WREN'S TEMPLE BAR GATE
Rusticated, it is a two-story structure consisting of one wide central arch for the road traffic, flanked on both sides by narrower arches for pedestrians. On the upper part, four statues celebrate the Stuart monarchy: on the west side Charles II is shown with his father Charles I whose parents James I and Anne of Denmark are depicted on the east side. During the 18th century, the heads of traitors were mounted on pikes and exhibited on the roof. The other seven principal gateways to London (Ludgate, Newgate, Aldersgate, Cripplegate, Moorgate, Bishopsgate and Aldgate) had all been demolished by 1800, but Temple Bar remained despite its impediment to the ever-growing traffic. The upper story room was leased to the neighbouring banking house of Child & Co for records storage.[citation needed] It was discovered that the keystones had dropped in 1874. In 1878 the City of London Corporation, eager to widen the road but unwilling to destroy so historic a monument, dismantled it piece-by-piece over an 11-day period and stored its 2,700 stones carefully. In 1880, at the instigation of his wife, Valerie Susan Meux, the brewer Henry Meux bought the stones and re-erected the arch as a gateway at his house, Theobalds Park, between Enfield and Cheshunt in Hertfordshire. There it remained, incongruously sitting in a clearing in a wood, from 1878–2003.
Temple Bar in Patenoster square.
In 1984, it was purchased by the Temple Bar Trust from the Meux Trust for £1. It was carefully dismantled and returned on 500 pallets to the City of London, where it was painstakingly re-erected as an entrance to the Paternoster Square redevelopment just north of St Paul's Cathedral. It opened to the public on 10 November 2004.
The top of one of the gates appeared at auction by Dreweatts London sale of surplus stock from LASSCO on 15 June 2013.
CURRENT MARKER
With the demolition of Wren's gate decided, Horace Jones, Architect and Surveyor to the City of London, designed a memorial to mark Temple Bar which was unveiled in 1880.
The elaborate pedestal in a Neo-Renaissance style serves as the base for Charles Bell Birch's sculpture commonly referred to as Griffin (it is, however, a dragon) as the symbol for the City of London. The pedestal is decorated with statues (by Joseph Boehm) of Queen Victoria and The Prince of Wales, the last royals to enter the City through Wren's gate – an event depicted in one of the reliefs which also decorate the structure.
IN FICTION
The Dragon on top of Temple Bar comes to life in Charlie Fletcher's children's book about unLondon, Stoneheart.
Charles Dickens mentioned Temple Bar in Book II, Chapter I of A Tale of Two Cities, noting its proximity to Tellson's Bank, also on Fleet Street. This was in fact Child & Co. which used the upper rooms of the Bar as storage space. While critiquing the moral poverty of late-18th century London, Dickens wrote that in matters of crime and punishment, "putting to death was a recipe much in vogue," and illustrated the horror caused by severed heads, "exposed on Temple Bar with an insensate brutality and ferocity..."

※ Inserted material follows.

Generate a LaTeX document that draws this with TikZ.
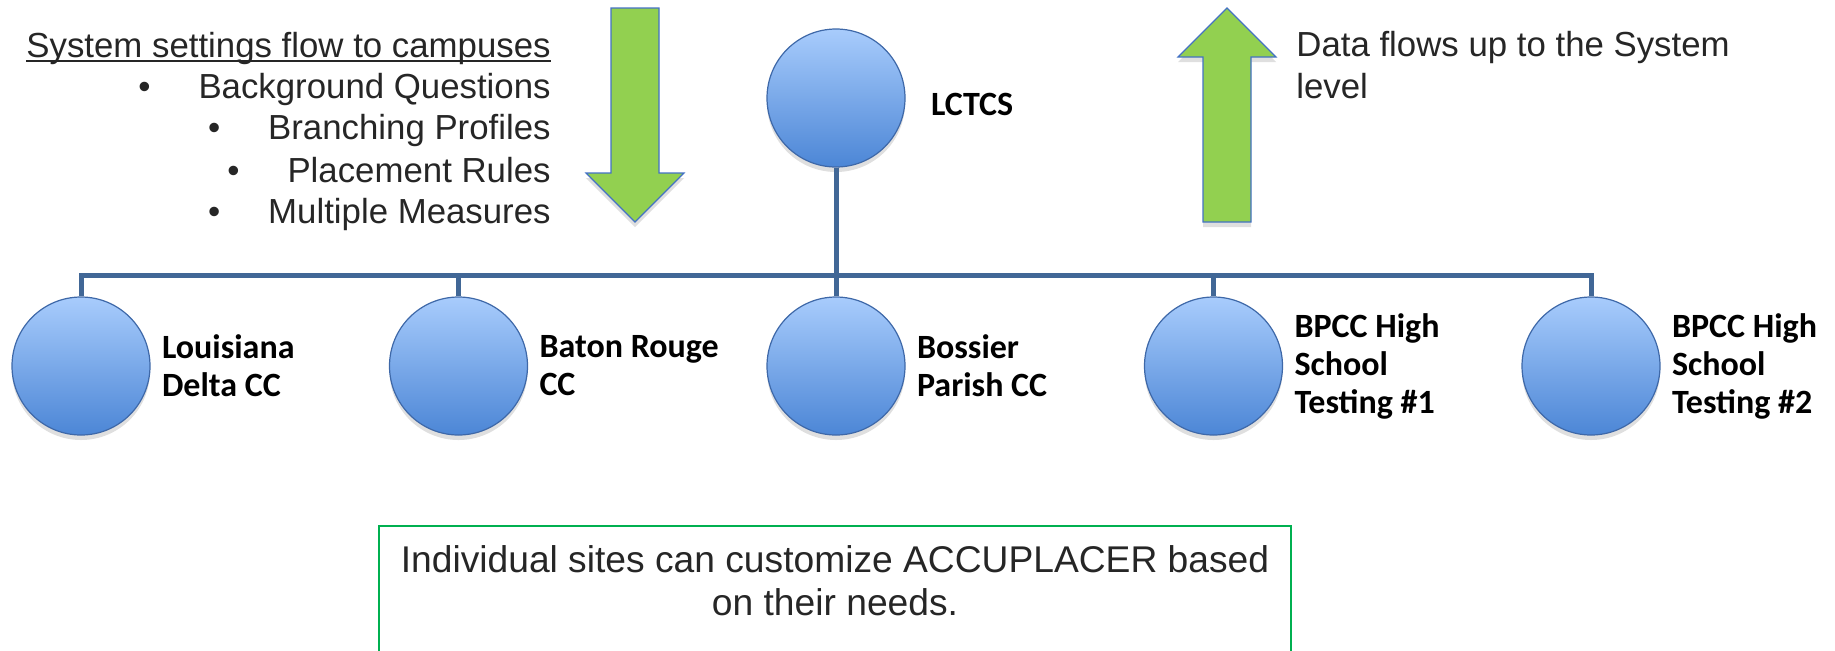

In Herman Melville's Paradise of Bachelors and Tartarus of Maids, Melville contrasts the beauty of the Temple Bar gateway with the highest point on the road leading to the hellish paper factory, which he calls a "Dantean Gateway." (Dante describes the gateway to hell in his Inferno, over which are written the words, "Abandon hope, all ye who enter here.")
The dragon also features in Virginia Woolf's "The Years", in which one of the main characters, Martin, points "at the splayed-out figure at Temple Bar; it looked as ridiculous as usual – something between a serpent and a fowl."